Joanne Yatvin has been a teacher, a principal, and a superintendent in Oregon. She is a reading specialist. Here she defends the small school idea. My own view is that there is a trade-off. A large school offers a large and diverse curriculum. A small school offers intimacy and close relationships. Some students prefer small schools, others do not. I am agnostic.
An editorial published earlier this month in the New York Times heralded the success of three small, specialized high schools created by former mayor Michael Bloomberg. A multiyear study showed that disadvantaged students at those schools did better academically than those in large, traditional high schools and were more likely to enroll in college. Within a few days Diane Ravitch posted a piece on her blog written by an unnamed researcher at the NYC Department of Education who questioned the verity of those results. He claimed that the study was financed by the same organization that funded the schools and was not peer reviewed. He also thought much of the data looked suspicious.
Based on these two articles alone, a reader can’t be certain which type of school is better for students and teachers. But I am biased by my own experience teaching in both large and small schools early in my career and ending up as the principal of two small elementary schools and one small middle school. What I saw in small schools were the positive effects of what sociologists call “social capital” which means, simply, the benefits derived from being connected to other people.
But, let me be specific. In the middle school we connected students by adopting a road alongside the school and having a whole-school cleanup day four times a year. Kids were also asked to pick up any trash they saw while walking to or from school.
We also developed an in-school “jobs” program that students could apply for. A job consisted of 20 minutes per day assisting a teacher or other school employee. Workers earned points that could be used to bid on desirable items in an end of the year auction.
Finally, all students, including special-needs kids were welcome to join any school sports team, or participate in drama or musical events.
As a result of these programs, school attendance and behavior improved markedly and bullying disappeared. What we also saw in students was a strong expression of pride and connectedness, as if they were proclaiming, “This is our school, and we don’t want anyone to mess with it.”
At one elementary school where I was principal we brought kids together through a school store that sold only student-made items and a noon hour of “Gifted” activities that anyone could participate in instead of going out to the playground. At another school we created a playground committee with representatives from all grades that developed a set of playground rules and made a video on how to use equipment safely.
Teachers benefitted in those small schools by having common planning time with others who taught the same grade. They shared their best ideas, showed newcomers the ropes, and set up consistent plans for struggling or zooming students who needed special attention.
Because there were only 12-15 classrooms in those small elementary schools I could visit them all frequently, not only to do formal observations but also to get a feel for how things were going and see the work and behavior of students I was concerned about.
I wish I could say that the small high school where I taught offered similar opportunities to students. But with 1200 students and a traditional classroom structure, it could not. Yet, the school did arrange for all teachers to teach at only one grade level and have no more than 100 students each. We got to know our students well in small classes and had time for individual conferences with each one over the school year.
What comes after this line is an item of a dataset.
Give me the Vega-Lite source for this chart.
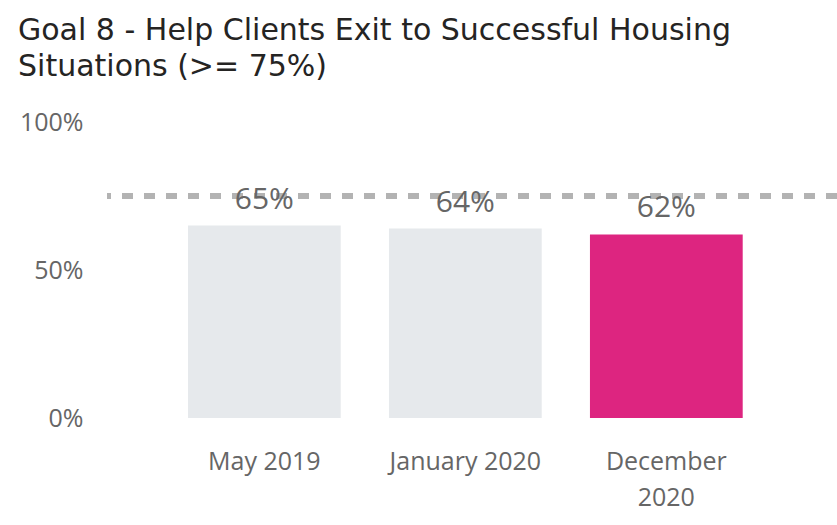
{
  "$schema": "https://vega.github.io/schema/vega-lite/v6.json",
  "autosize": {"type": "none"},
  "width": 730,
  "height": 296,
  "padding": {"left": 107, "top": 122, "right": 0, "bottom": 107},
  "background": "white",
  "config": {"view": {"stroke": null}},
  "title": {
    "text": ["Goal 8 - Help Clients Exit to Successful Housing", "Situations (>= 75%)"],
    "anchor": "start",
    "frame": "group",
    "dx": -89,
    "font": "DejaVu Sans",
    "fontSize": 30,
    "fontWeight": "normal",
    "color": "#252423",
    "lineHeight": 36,
    "offset": 28
  },
  "data": {
    "values": [
      {"period": "May 2019", "value": 0.65, "current": "no"},
      {"period": "January 2020", "value": 0.64, "current": "no"},
      {"period": "December 2020", "value": 0.62, "current": "yes"}
    ]
  },
  "encoding": {
    "x": {
      "field": "period",
      "type": "nominal",
      "sort": null,
      "scale": {"paddingInner": 0.24, "paddingOuter": 0.436, "align": 0.462},
      "axis": {
        "title": null,
        "domain": false,
        "ticks": false,
        "labelAngle": 0,
        "labelFont": "Open Sans",
        "labelFontSize": 25,
        "labelColor": "#666666",
        "labelPadding": 31,
        "labelLineHeight": 36,
        "labelExpr": "datum.label == 'December 2020' ? ['December', '2020'] : datum.label"
      }
    }
  },
  "layer": [
    {
      "mark": {"type": "bar"},
      "encoding": {
        "y": {
          "field": "value",
          "type": "quantitative",
          "scale": {"domain": [0, 1]},
          "axis": {
            "title": null,
            "domain": false,
            "ticks": false,
            "grid": false,
            "values": [0, 0.5, 1],
            "format": ".0%",
            "labelFont": "Open Sans",
            "labelFontSize": 25,
            "labelColor": "#666666",
            "labelPadding": 24
          }
        },
        "color": {
          "field": "current",
          "type": "nominal",
          "scale": {"domain": ["no", "yes"], "range": ["#E6E9EC", "#DD2580"]},
          "legend": null
        }
      }
    },
    {
      "mark": {"type": "rule", "color": "#B3B3B3", "strokeWidth": 6, "strokeDash": [11, 11]},
      "encoding": {
        "y": {"datum": 0.75, "type": "quantitative"},
        "x": null
      }
    },
    {
      "mark": {"type": "text", "font": "Open Sans", "fontSize": 30, "color": "#666666", "baseline": "alphabetic", "dy": -17},
      "encoding": {
        "y": {"field": "value", "type": "quantitative"},
        "text": {"field": "value", "type": "quantitative", "format": ".0%"}
      }
    }
  ]
}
As an English teacher, I chose not to give any final exams because I knew enough about students’ learning from the many papers they had written and their classroom participation.
In a large city like New York I can see why it is difficult to have small schools. But with a certain amount of creativity, it is possible. How about housing two schools in one building, as has been done already with some public schools and charter schools?
In a small high school offering a specialized curriculum, such as science or the arts, all bases can be covered with fewer teachers and auxiliary personnel than in a larger all-purpose high school. At the same time, students have more in common with their schoolmates, teachers are more connected, and the principal is more involved with both groups.
Traditionally, cities, towns, and even rural areas have chosen to have large and elaborate schools rather than small, simple ones. Although, big schools may be cheaper to build and operate and easier to manage from the top down, policy makers and school officials should consider the greater ability of small schools to provide better working conditions for teachers and, more important, better learning opportunities for students.